> **What you should do**: From the entries below, copy every line holding the word "with".

[Saved data entries]
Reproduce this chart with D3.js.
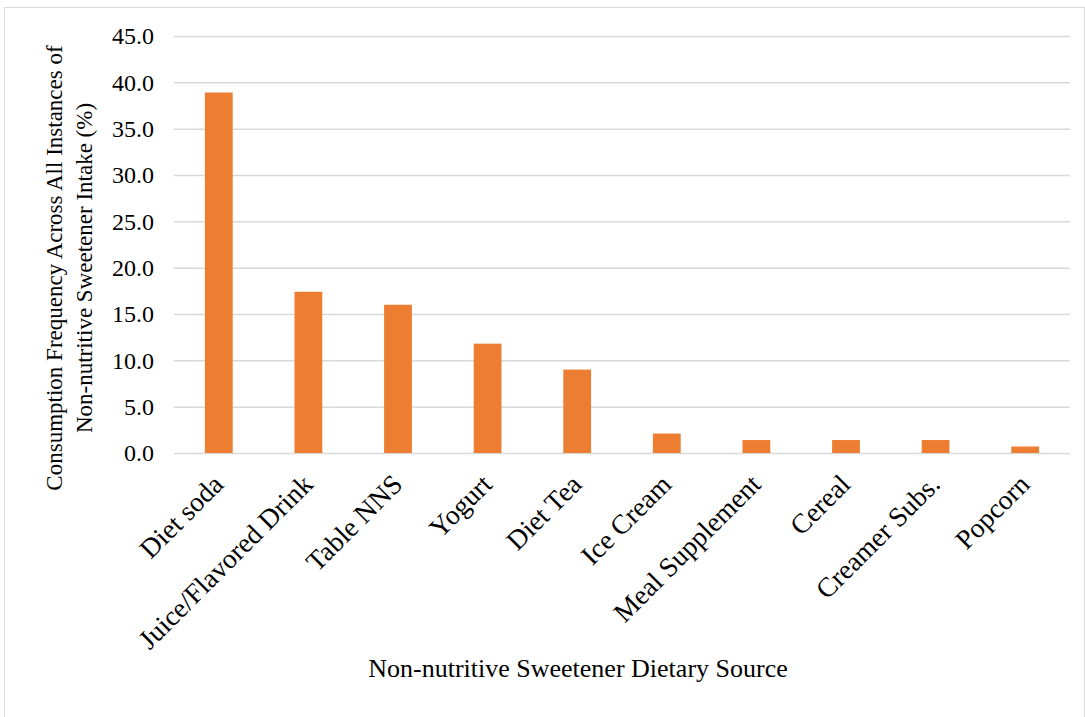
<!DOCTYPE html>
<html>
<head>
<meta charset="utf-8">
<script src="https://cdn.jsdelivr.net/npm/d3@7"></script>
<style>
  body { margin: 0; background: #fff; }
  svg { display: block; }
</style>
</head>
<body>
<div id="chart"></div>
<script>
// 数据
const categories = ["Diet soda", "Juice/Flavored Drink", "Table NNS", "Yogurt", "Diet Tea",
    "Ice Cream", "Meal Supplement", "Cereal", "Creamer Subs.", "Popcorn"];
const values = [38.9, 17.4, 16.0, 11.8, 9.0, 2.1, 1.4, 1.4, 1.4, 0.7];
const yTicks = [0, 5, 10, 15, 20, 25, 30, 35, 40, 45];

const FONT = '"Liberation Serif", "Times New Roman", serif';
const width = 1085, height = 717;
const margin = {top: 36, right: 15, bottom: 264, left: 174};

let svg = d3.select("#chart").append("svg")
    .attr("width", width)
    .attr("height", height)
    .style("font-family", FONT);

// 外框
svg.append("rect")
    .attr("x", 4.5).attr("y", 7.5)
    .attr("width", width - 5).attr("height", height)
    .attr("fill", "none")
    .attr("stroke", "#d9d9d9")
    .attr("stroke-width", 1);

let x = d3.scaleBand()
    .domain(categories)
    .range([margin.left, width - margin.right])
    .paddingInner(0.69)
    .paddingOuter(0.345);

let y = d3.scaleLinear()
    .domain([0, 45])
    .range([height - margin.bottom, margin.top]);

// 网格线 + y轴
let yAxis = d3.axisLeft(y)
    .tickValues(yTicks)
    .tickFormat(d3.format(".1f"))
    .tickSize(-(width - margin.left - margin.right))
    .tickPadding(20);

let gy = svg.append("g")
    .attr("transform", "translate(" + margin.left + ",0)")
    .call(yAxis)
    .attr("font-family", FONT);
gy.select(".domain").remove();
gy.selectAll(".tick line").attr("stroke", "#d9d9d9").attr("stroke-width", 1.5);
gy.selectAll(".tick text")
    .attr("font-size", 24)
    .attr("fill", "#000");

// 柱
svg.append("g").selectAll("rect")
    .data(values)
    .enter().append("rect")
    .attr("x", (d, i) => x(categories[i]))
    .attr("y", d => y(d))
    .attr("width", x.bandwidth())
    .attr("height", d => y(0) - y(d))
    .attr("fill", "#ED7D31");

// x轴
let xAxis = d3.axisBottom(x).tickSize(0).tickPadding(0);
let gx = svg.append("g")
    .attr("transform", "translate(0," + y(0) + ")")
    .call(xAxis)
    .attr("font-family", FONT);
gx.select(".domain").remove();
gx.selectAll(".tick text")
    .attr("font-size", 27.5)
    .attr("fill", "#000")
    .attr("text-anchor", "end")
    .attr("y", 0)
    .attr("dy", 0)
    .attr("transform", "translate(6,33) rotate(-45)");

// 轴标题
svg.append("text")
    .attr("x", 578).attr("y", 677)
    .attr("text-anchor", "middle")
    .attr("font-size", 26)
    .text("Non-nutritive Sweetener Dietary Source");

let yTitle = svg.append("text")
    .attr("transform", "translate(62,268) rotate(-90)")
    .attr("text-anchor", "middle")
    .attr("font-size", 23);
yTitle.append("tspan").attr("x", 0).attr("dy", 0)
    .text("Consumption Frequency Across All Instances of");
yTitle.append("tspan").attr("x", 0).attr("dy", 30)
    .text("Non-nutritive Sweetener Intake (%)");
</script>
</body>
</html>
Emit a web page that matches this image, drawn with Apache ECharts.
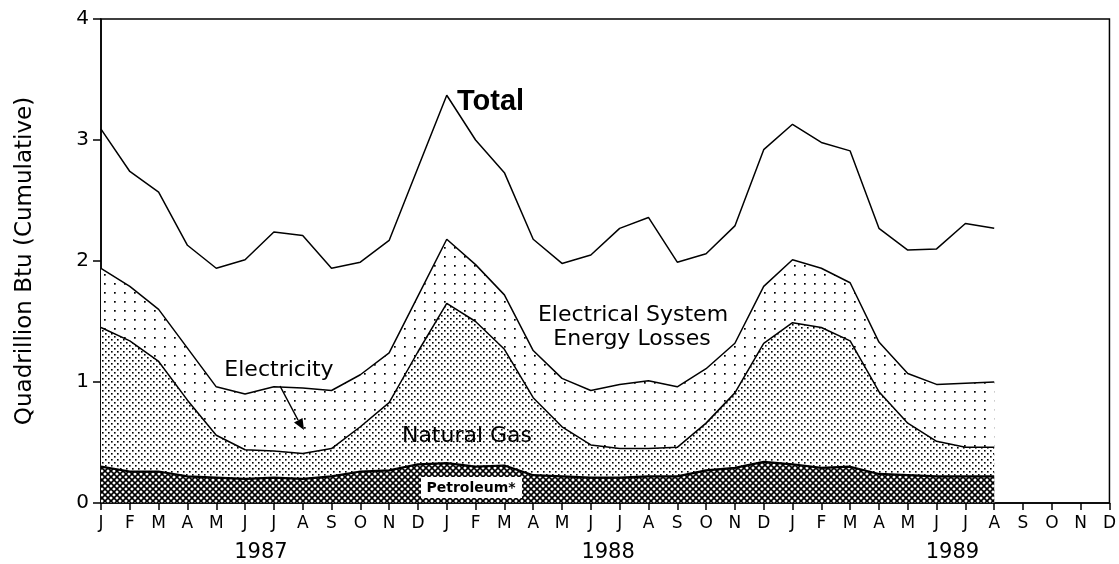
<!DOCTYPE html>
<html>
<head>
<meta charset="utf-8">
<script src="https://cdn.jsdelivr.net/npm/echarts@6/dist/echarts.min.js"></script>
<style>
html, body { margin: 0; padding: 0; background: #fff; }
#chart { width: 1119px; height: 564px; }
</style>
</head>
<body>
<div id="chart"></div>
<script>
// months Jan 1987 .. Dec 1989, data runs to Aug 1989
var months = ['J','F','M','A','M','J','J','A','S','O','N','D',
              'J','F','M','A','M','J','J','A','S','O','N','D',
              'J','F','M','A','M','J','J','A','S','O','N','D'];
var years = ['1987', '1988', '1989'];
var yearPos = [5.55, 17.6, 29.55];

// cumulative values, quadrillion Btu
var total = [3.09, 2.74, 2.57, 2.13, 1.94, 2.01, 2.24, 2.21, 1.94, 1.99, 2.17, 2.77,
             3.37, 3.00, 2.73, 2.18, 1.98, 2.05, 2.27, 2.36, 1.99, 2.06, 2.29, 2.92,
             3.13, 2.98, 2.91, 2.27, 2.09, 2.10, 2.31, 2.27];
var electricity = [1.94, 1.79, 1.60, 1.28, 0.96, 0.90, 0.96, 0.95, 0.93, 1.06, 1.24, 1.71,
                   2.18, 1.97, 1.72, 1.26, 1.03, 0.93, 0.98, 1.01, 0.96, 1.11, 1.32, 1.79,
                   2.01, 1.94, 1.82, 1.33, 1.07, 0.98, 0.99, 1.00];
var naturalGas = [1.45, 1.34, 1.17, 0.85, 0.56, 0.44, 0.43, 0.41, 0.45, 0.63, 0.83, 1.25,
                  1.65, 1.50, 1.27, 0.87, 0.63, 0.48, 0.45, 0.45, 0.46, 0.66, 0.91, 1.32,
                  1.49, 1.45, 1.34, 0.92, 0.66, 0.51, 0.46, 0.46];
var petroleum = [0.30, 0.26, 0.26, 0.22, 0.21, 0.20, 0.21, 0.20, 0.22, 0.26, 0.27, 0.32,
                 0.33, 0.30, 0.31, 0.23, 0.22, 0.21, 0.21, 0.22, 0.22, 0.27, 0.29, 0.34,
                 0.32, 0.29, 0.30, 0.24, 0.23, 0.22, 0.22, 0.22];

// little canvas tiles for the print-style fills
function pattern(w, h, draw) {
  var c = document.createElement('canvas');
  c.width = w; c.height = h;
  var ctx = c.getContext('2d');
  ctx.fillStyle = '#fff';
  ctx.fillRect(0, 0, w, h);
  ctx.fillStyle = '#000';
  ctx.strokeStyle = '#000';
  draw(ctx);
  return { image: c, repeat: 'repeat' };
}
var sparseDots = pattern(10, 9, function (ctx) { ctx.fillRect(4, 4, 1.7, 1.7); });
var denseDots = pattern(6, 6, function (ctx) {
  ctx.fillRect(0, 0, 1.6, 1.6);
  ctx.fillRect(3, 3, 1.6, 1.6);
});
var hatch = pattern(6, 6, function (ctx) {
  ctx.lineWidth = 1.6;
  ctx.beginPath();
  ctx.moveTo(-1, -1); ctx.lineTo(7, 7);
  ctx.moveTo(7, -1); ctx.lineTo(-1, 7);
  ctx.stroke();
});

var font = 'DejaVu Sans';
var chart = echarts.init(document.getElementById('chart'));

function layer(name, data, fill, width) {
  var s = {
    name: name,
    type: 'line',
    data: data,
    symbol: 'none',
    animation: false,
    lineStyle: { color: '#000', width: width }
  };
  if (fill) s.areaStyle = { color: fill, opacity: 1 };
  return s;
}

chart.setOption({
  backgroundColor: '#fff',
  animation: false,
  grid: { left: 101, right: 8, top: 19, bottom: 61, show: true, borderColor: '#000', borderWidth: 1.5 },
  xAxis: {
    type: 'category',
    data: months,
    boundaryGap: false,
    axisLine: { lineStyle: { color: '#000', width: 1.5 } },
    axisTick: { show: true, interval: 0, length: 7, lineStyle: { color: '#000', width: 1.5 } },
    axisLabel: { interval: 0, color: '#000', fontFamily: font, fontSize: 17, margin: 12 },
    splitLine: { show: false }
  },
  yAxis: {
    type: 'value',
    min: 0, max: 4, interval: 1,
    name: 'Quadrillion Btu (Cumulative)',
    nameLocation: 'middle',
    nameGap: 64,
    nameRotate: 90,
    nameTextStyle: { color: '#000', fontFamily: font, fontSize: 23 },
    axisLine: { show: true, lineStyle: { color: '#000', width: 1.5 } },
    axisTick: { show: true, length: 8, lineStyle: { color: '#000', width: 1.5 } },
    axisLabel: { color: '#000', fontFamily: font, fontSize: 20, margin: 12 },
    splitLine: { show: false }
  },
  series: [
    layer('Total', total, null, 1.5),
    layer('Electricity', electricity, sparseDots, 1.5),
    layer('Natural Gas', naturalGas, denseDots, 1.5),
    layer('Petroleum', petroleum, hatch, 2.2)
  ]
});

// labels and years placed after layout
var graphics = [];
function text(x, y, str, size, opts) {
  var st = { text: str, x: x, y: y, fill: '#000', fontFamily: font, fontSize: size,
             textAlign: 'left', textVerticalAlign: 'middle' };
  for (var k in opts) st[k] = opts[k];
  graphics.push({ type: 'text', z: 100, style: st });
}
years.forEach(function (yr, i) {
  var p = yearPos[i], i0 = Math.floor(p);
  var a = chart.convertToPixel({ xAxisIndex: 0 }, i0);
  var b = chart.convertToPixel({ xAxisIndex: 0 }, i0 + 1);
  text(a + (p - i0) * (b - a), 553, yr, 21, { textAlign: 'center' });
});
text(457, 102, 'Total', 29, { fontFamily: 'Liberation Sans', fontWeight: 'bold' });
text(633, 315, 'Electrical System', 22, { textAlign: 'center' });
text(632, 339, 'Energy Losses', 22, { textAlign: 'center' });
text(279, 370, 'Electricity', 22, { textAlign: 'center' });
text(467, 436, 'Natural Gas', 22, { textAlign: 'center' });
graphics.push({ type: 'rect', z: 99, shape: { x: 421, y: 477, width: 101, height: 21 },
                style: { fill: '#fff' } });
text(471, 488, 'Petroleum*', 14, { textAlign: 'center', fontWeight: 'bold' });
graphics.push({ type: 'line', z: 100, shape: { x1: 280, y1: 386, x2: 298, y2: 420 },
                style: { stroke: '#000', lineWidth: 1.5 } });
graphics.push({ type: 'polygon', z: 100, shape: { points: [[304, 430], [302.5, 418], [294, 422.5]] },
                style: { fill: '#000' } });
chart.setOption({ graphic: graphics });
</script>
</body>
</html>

> **Task solution**:
Reproduce this chart with D3.js.
Emit a web page that matches this image, drawn with Apache ECharts.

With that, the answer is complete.